Which states provide state‑funded Medicaid or Medicaid‑like programs to undocumented adults and children?
Executive summary
A growing minority of states now use only state dollars to provide Medicaid or Medicaid‑like coverage to undocumented immigrants: most sources identify seven states plus the District of Columbia that have extended state‑funded coverage to some undocumented adults, and roughly 14 states (including those seven) plus DC that provide state‑funded Medicaid or CHIP‑like coverage to undocumented children and, in many cases, pregnant people [1] [2] [3]. These programs vary widely in scope, enrollment status, and political vulnerability — some offer full Medicaid benefits to all low‑income residents regardless of immigration status, others run limited programs or have paused enrollment [4] [5] [2].

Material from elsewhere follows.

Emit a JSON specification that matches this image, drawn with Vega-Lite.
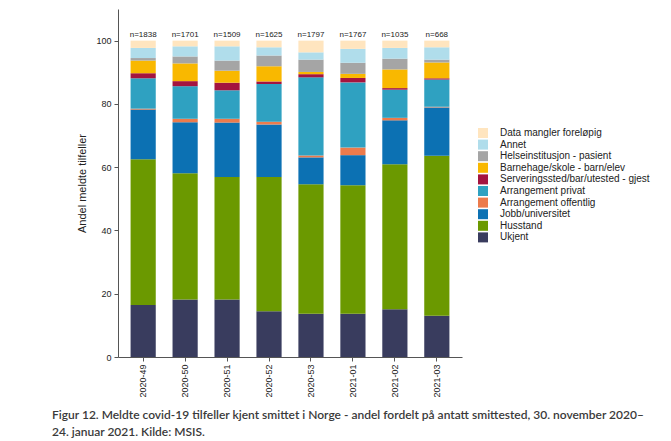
{
  "$schema": "https://vega.github.io/schema/vega-lite/v6.json",
  "width": 344,
  "height": 348,
  "autosize": "none",
  "padding": {"left": 118, "top": 9, "right": 209, "bottom": 84},
  "background": "white",
  "config": {
    "view": {"stroke": null},
    "font": "Liberation Sans",
    "axis": {"domainColor": "#555555", "tickColor": "#555555", "labelColor": "#222222", "titleColor": "#222222", "grid": false}
  },
  "title": {
    "text": "Figur 12. Meldte covid-19 tilfeller kjent smittet i Norge - andel fordelt på antatt smittested, 30. november 2020–",
    "subtitle": "24. januar 2021. Kilde: MSIS.",
    "orient": "bottom",
    "anchor": "start",
    "frame": "group",
    "dx": -66,
    "offset": 13,
    "font": "Lato",
    "fontSize": 12,
    "fontWeight": 600,
    "color": "#3a3a3a",
    "subtitleFont": "Lato",
    "subtitleFontSize": 12,
    "subtitleFontWeight": 600,
    "subtitleColor": "#3a3a3a",
    "subtitlePadding": 5
  },
  "datasets": {
    "shares": [
      {"uke": "2020-49", "kategori": "Ukjent", "andel": 16.4},
      {"uke": "2020-49", "kategori": "Husstand", "andel": 46.1},
      {"uke": "2020-49", "kategori": "Jobb/universitet", "andel": 15.7},
      {"uke": "2020-49", "kategori": "Arrangement offentlig", "andel": 0.3},
      {"uke": "2020-49", "kategori": "Arrangement privat", "andel": 9.6},
      {"uke": "2020-49", "kategori": "Serveringssted/bar/utested - gjest", "andel": 1.6},
      {"uke": "2020-49", "kategori": "Barnehage/skole - barn/elev", "andel": 4.0},
      {"uke": "2020-49", "kategori": "Helseinstitusjon - pasient", "andel": 0.8},
      {"uke": "2020-49", "kategori": "Annet", "andel": 3.2},
      {"uke": "2020-49", "kategori": "Data mangler foreløpig", "andel": 2.3},

      {"uke": "2020-50", "kategori": "Ukjent", "andel": 18.2},
      {"uke": "2020-50", "kategori": "Husstand", "andel": 39.9},
      {"uke": "2020-50", "kategori": "Jobb/universitet", "andel": 16.1},
      {"uke": "2020-50", "kategori": "Arrangement offentlig", "andel": 1.1},
      {"uke": "2020-50", "kategori": "Arrangement privat", "andel": 10.3},
      {"uke": "2020-50", "kategori": "Serveringssted/bar/utested - gjest", "andel": 1.6},
      {"uke": "2020-50", "kategori": "Barnehage/skole - barn/elev", "andel": 5.6},
      {"uke": "2020-50", "kategori": "Helseinstitusjon - pasient", "andel": 2.2},
      {"uke": "2020-50", "kategori": "Annet", "andel": 3.2},
      {"uke": "2020-50", "kategori": "Data mangler foreløpig", "andel": 1.8},

      {"uke": "2020-51", "kategori": "Ukjent", "andel": 18.2},
      {"uke": "2020-51", "kategori": "Husstand", "andel": 38.7},
      {"uke": "2020-51", "kategori": "Jobb/universitet", "andel": 17.2},
      {"uke": "2020-51", "kategori": "Arrangement offentlig", "andel": 1.2},
      {"uke": "2020-51", "kategori": "Arrangement privat", "andel": 9.0},
      {"uke": "2020-51", "kategori": "Serveringssted/bar/utested - gjest", "andel": 2.4},
      {"uke": "2020-51", "kategori": "Barnehage/skole - barn/elev", "andel": 3.8},
      {"uke": "2020-51", "kategori": "Helseinstitusjon - pasient", "andel": 3.2},
      {"uke": "2020-51", "kategori": "Annet", "andel": 4.5},
      {"uke": "2020-51", "kategori": "Data mangler foreløpig", "andel": 1.8},

      {"uke": "2020-52", "kategori": "Ukjent", "andel": 14.5},
      {"uke": "2020-52", "kategori": "Husstand", "andel": 42.4},
      {"uke": "2020-52", "kategori": "Jobb/universitet", "andel": 16.6},
      {"uke": "2020-52", "kategori": "Arrangement offentlig", "andel": 0.9},
      {"uke": "2020-52", "kategori": "Arrangement privat", "andel": 11.9},
      {"uke": "2020-52", "kategori": "Serveringssted/bar/utested - gjest", "andel": 0.8},
      {"uke": "2020-52", "kategori": "Barnehage/skole - barn/elev", "andel": 4.8},
      {"uke": "2020-52", "kategori": "Helseinstitusjon - pasient", "andel": 3.4},
      {"uke": "2020-52", "kategori": "Annet", "andel": 2.6},
      {"uke": "2020-52", "kategori": "Data mangler foreløpig", "andel": 2.1},

      {"uke": "2020-53", "kategori": "Ukjent", "andel": 13.7},
      {"uke": "2020-53", "kategori": "Husstand", "andel": 40.9},
      {"uke": "2020-53", "kategori": "Jobb/universitet", "andel": 8.5},
      {"uke": "2020-53", "kategori": "Arrangement offentlig", "andel": 0.6},
      {"uke": "2020-53", "kategori": "Arrangement privat", "andel": 24.7},
      {"uke": "2020-53", "kategori": "Serveringssted/bar/utested - gjest", "andel": 1.0},
      {"uke": "2020-53", "kategori": "Barnehage/skole - barn/elev", "andel": 0.7},
      {"uke": "2020-53", "kategori": "Helseinstitusjon - pasient", "andel": 3.9},
      {"uke": "2020-53", "kategori": "Annet", "andel": 2.3},
      {"uke": "2020-53", "kategori": "Data mangler foreløpig", "andel": 3.7},

      {"uke": "2021-01", "kategori": "Ukjent", "andel": 13.7},
      {"uke": "2021-01", "kategori": "Husstand", "andel": 40.6},
      {"uke": "2021-01", "kategori": "Jobb/universitet", "andel": 9.5},
      {"uke": "2021-01", "kategori": "Arrangement offentlig", "andel": 2.4},
      {"uke": "2021-01", "kategori": "Arrangement privat", "andel": 20.6},
      {"uke": "2021-01", "kategori": "Serveringssted/bar/utested - gjest", "andel": 1.4},
      {"uke": "2021-01", "kategori": "Barnehage/skole - barn/elev", "andel": 1.3},
      {"uke": "2021-01", "kategori": "Helseinstitusjon - pasient", "andel": 3.5},
      {"uke": "2021-01", "kategori": "Annet", "andel": 4.4},
      {"uke": "2021-01", "kategori": "Data mangler foreløpig", "andel": 2.6},

      {"uke": "2021-02", "kategori": "Ukjent", "andel": 15.1},
      {"uke": "2021-02", "kategori": "Husstand", "andel": 45.8},
      {"uke": "2021-02", "kategori": "Jobb/universitet", "andel": 13.9},
      {"uke": "2021-02", "kategori": "Arrangement offentlig", "andel": 0.8},
      {"uke": "2021-02", "kategori": "Arrangement privat", "andel": 8.9},
      {"uke": "2021-02", "kategori": "Serveringssted/bar/utested - gjest", "andel": 0.5},
      {"uke": "2021-02", "kategori": "Barnehage/skole - barn/elev", "andel": 5.9},
      {"uke": "2021-02", "kategori": "Helseinstitusjon - pasient", "andel": 3.4},
      {"uke": "2021-02", "kategori": "Annet", "andel": 3.4},
      {"uke": "2021-02", "kategori": "Data mangler foreløpig", "andel": 2.3},

      {"uke": "2021-03", "kategori": "Ukjent", "andel": 13.0},
      {"uke": "2021-03", "kategori": "Husstand", "andel": 50.6},
      {"uke": "2021-03", "kategori": "Jobb/universitet", "andel": 15.3},
      {"uke": "2021-03", "kategori": "Arrangement offentlig", "andel": 0.2},
      {"uke": "2021-03", "kategori": "Arrangement privat", "andel": 8.6},
      {"uke": "2021-03", "kategori": "Serveringssted/bar/utested - gjest", "andel": 0.4},
      {"uke": "2021-03", "kategori": "Barnehage/skole - barn/elev", "andel": 5.0},
      {"uke": "2021-03", "kategori": "Helseinstitusjon - pasient", "andel": 0.9},
      {"uke": "2021-03", "kategori": "Annet", "andel": 3.9},
      {"uke": "2021-03", "kategori": "Data mangler foreløpig", "andel": 2.1}
    ],
    "counts": [
      {"uke": "2020-49", "n": "n=1838"},
      {"uke": "2020-50", "n": "n=1701"},
      {"uke": "2020-51", "n": "n=1509"},
      {"uke": "2020-52", "n": "n=1625"},
      {"uke": "2020-53", "n": "n=1797"},
      {"uke": "2021-01", "n": "n=1767"},
      {"uke": "2021-02", "n": "n=1035"},
      {"uke": "2021-03", "n": "n=668"}
    ]
  },
  "layer": [
    {
      "data": {"name": "shares"},
      "transform": [
        {"calculate": "indexof(['Ukjent','Husstand','Jobb/universitet','Arrangement offentlig','Arrangement privat','Serveringssted/bar/utested - gjest','Barnehage/skole - barn/elev','Helseinstitusjon - pasient','Annet','Data mangler foreløpig'], datum.kategori)", "as": "rekkefolge"}
      ],
      "mark": {"type": "bar"},
      "encoding": {
        "x": {
          "field": "uke", "type": "nominal",
          "scale": {"paddingInner": 0.4, "paddingOuter": 0.3},
          "axis": {"title": null, "labelAngle": -90, "labelFontSize": 9, "labelPadding": 3, "tickSize": 4, "labelBaseline": "middle", "labelAlign": "right"}
        },
        "y": {
          "field": "andel", "type": "quantitative", "stack": "zero",
          "scale": {"domain": [0, 110], "nice": false},
          "axis": {"title": "Andel meldte tilfeller", "values": [0, 20, 40, 60, 80, 100], "labelFontSize": 9, "titleFontSize": 11, "titleFontWeight": "normal", "tickSize": 4, "labelPadding": 3, "titlePadding": 8}
        },
        "color": {
          "field": "kategori", "type": "nominal",
          "scale": {
            "domain": ["Data mangler foreløpig", "Annet", "Helseinstitusjon - pasient", "Barnehage/skole - barn/elev", "Serveringssted/bar/utested - gjest", "Arrangement privat", "Arrangement offentlig", "Jobb/universitet", "Husstand", "Ukjent"],
            "range": ["#FFE5BF", "#B0DDEB", "#A5A5A5", "#F9B800", "#A4143F", "#2FA1C1", "#EC7B4C", "#0C71B3", "#6B9900", "#393C5E"]
          },
          "legend": {
            "title": null,
            "orient": "none",
            "legendX": 360,
            "legendY": 119,
            "padding": 0,
            "symbolType": "square",
            "symbolSize": 100,
            "symbolStrokeWidth": 0,
            "symbolOpacity": 1,
            "labelFontSize": 10,
            "labelColor": "#222222",
            "labelOffset": 12,
            "rowPadding": 1.6,
            "labelLimit": 300
          }
        },
        "order": {"field": "rekkefolge", "type": "quantitative", "sort": "ascending"}
      }
    },
    {
      "data": {"name": "counts"},
      "mark": {"type": "text", "fontSize": 8, "color": "#222222", "baseline": "bottom", "dy": -2},
      "encoding": {
        "x": {"field": "uke", "type": "nominal"},
        "y": {"datum": 100},
        "text": {"field": "n"}
      }
    }
  ]
}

1. Which states cover undocumented adults (the short list and caveats)
Multiple policy trackers and reporting consistently list California, Colorado, Illinois, Minnesota, New York, Oregon, and Washington — plus the District of Columbia — as jurisdictions that have created state‑funded programs to extend Medicaid or Medicaid‑equivalent benefits to at least some undocumented adults [1] [3] [5]. That headline list obscures important caveats: several programs have enrollment caps, temporary pauses, or sunset dates; California and Minnesota, for example, have implemented program changes and enrollment pauses or time‑limited policies that affect new applicants and future coverage [5] [2]. Sources differ slightly in counting because states add, modify, or restrict programs frequently; the NILC and KFF trackers cited here are the primary catalogs used by advocates and reporters [6] [7] [3].
2. Children and pregnant people: broader state action
A larger group of states — commonly reported as 14 states plus DC — use state funds or state‑administered federal options to provide Medicaid or CHIP‑like coverage to children and often to pregnant people regardless of immigration status [2] [6]. Advocacy and legal trackers emphasize that while federally funded Medicaid/CHIP is limited to certain lawful immigrant categories, states may and do adopt options or fully state‑fund programs to cover children and prenatal care, and many have chosen to do so to reduce pediatric uninsured rates and protect maternal health [7] [8].
3. Full‑benefit states: California and Oregon as exemplars
Two states, California and Oregon, have gone the farthest by funding full Medicaid benefits for all low‑income residents who would otherwise qualify but for their immigration status — effectively making comprehensive Medicaid‑equivalent coverage available regardless of immigration status in those jurisdictions [4]. Even in these cases, policy details matter: California’s program timelines, benefit packages, and future enrollment rules have been adjusted, and proposed state changes (premiums, benefit limits, pauses) have been publicly announced — demonstrating how expansive programs remain politically and administratively fragile [5].
4. Federal constraints and the political pressure on state programs
These state innovations exist against a shifting federal backdrop: longstanding federal rules already bar undocumented immigrants from federally funded Medicaid and CHIP, and recent federal legislation and proposed measures (e.g., the “One Big Beautiful Bill” provisions) threaten to reduce federal matching funds or impose penalties on states that self‑fund immigrant coverage, which could make state programs costlier or prompt rollback [9] [10] [11]. Analysts warn that federal changes scheduled in the mid‑2020s will change which lawfully present immigrants are eligible for federal matching funds and could indirectly pressure states to narrow state‑funded programs for undocumented residents [8] [12].
5. Why counts differ and why details matter
Public reporting and policy trackers disagree on exact counts because programs differ (full Medicaid benefits vs. limited prenatal or child coverage vs. marketplace subsidies), enrollment windows and caps shift, and states continue to enact or rescind policies — all of which produce fluid tallies [7] [2]. Reliable conclusions require consulting up‑to‑date state tables or maps (e.g., NILC, KFF), because a state listed as offering coverage one month may have closed enrollment, scaled benefits back, or passed new fiscal measures the next [6] [5].
6. Bottom line — current practical answer and limits of available reporting
As of the most consistent, recent policy tracking, seven states (California, Colorado, Illinois, Minnesota, New York, Oregon, Washington) plus D.C. have established state‑funded Medicaid or Medicaid‑like programs that include at least some undocumented adults, and about 14 states plus D.C. provide state‑funded coverage for undocumented children and often pregnant people — though program scope and enrollment rules vary and several programs face pauses or future rollbacks tied to state budgets and federal policy shifts [1] [2] [3]. The picture is dynamic; the sources used here (NILC, KFF, state tables and policy briefs) are authoritative but explicitly note that the list of states and program details change frequently and should be checked against the latest state materials for case‑specific eligibility questions [7] [6].